### SOURCE DATA
————
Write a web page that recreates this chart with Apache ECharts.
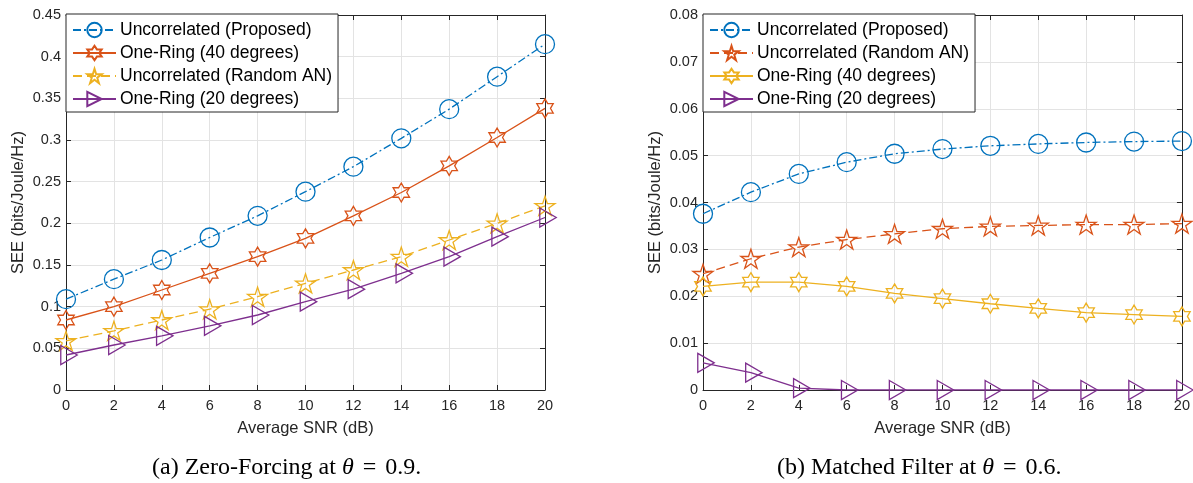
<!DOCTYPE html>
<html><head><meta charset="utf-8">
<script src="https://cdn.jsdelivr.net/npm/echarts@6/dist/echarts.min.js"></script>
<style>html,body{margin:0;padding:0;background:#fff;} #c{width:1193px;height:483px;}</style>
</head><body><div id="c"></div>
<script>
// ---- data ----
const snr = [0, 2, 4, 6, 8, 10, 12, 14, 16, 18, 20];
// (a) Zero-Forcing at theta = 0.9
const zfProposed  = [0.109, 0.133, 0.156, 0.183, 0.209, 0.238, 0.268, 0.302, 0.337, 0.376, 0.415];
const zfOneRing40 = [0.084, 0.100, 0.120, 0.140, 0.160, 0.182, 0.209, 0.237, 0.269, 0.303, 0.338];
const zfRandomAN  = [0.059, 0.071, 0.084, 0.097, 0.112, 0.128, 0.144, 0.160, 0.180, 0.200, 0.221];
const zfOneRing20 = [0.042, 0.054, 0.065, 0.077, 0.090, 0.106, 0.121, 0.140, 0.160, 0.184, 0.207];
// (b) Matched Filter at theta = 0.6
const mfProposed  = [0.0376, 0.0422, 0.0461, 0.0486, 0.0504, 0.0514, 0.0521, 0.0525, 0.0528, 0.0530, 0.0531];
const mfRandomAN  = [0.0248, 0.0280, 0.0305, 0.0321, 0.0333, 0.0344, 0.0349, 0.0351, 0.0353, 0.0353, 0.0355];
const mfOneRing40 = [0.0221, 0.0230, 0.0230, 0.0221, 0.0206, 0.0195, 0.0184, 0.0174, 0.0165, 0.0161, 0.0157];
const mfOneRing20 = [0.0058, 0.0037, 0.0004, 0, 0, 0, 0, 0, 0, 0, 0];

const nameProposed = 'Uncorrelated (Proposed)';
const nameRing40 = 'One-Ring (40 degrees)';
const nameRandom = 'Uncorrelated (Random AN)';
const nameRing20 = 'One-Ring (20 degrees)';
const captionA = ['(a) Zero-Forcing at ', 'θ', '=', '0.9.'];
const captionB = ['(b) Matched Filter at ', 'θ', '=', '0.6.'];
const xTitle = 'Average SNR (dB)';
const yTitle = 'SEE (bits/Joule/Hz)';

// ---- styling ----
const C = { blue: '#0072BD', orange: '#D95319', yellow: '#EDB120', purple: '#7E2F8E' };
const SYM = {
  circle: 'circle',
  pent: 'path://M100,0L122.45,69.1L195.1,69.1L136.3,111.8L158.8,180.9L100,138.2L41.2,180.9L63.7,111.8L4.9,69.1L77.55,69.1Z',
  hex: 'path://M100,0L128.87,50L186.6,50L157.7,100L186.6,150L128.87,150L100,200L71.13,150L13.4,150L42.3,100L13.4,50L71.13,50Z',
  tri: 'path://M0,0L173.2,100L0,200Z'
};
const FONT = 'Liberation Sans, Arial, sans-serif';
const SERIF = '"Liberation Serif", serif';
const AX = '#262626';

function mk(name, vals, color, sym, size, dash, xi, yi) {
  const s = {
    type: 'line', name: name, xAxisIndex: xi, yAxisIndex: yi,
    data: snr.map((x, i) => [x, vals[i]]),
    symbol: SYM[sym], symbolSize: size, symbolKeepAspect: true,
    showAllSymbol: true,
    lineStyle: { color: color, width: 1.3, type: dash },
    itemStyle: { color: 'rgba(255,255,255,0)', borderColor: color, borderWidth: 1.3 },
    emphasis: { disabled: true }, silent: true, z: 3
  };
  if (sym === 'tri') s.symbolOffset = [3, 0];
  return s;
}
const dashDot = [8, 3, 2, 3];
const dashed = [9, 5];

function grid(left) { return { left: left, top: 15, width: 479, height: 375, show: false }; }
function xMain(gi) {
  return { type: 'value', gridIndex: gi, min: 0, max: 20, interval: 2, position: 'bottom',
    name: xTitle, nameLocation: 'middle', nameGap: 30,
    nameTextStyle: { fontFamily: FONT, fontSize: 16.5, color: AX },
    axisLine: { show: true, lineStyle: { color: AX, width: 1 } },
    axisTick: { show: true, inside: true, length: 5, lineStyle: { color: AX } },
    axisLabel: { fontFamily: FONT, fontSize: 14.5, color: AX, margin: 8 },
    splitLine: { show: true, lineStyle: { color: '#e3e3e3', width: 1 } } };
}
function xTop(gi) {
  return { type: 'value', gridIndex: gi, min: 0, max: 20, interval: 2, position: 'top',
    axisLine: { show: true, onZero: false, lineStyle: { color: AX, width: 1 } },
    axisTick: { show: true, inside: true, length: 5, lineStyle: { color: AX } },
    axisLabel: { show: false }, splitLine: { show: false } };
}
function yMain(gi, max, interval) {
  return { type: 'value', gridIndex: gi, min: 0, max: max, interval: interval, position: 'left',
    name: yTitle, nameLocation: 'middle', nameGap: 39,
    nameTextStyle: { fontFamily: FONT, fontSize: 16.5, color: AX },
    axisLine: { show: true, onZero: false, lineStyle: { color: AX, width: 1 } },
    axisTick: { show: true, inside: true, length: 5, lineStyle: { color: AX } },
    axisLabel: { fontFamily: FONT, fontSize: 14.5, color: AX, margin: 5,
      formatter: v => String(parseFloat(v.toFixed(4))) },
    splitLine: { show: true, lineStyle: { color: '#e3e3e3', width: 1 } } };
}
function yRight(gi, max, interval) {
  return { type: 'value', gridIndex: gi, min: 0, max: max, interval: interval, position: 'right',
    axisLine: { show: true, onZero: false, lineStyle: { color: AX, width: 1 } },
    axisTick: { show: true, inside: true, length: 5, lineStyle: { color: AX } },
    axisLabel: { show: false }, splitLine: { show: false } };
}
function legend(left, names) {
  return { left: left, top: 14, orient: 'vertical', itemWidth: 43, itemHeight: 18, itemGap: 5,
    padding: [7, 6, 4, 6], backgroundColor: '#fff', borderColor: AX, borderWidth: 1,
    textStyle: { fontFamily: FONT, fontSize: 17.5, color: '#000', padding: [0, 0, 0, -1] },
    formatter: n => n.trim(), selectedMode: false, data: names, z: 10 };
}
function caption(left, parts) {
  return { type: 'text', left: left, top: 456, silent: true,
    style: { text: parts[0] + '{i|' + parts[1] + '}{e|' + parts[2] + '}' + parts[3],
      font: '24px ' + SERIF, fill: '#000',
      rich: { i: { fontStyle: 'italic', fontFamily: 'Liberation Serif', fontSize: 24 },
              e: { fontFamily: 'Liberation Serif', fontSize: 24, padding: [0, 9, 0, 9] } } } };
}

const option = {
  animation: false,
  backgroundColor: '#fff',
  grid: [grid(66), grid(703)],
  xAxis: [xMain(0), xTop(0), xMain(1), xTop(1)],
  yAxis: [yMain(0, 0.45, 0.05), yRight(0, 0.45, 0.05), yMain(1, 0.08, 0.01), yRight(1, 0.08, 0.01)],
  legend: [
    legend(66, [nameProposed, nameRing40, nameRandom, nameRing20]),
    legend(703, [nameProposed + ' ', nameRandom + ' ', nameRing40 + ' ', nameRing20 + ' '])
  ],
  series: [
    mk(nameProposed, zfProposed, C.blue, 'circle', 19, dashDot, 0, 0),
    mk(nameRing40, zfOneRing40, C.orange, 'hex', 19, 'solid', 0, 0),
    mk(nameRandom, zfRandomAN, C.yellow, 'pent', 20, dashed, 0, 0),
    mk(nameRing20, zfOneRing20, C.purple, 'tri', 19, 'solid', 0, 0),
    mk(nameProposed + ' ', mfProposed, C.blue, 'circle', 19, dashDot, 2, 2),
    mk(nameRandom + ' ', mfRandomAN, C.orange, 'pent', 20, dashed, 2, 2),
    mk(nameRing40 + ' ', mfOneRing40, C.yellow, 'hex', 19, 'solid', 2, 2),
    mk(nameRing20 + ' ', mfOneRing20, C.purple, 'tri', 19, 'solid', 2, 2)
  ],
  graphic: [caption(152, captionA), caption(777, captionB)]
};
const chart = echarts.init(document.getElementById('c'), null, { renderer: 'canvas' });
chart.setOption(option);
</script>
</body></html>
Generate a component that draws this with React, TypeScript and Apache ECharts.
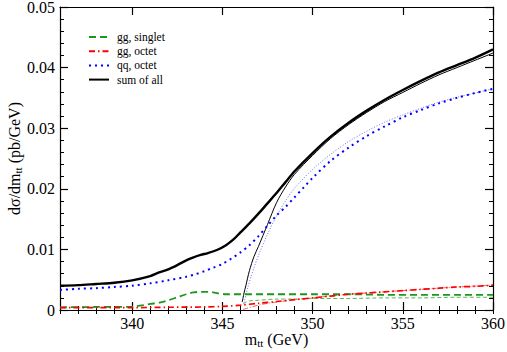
————
### EXERCISE DESCRIPTION
Each line above that includes "with" should be shown.

### EXERCISE RESPONSE
Write a web page that recreates this chart with Apache ECharts.
Generate a component that draws this with React, TypeScript and Apache ECharts.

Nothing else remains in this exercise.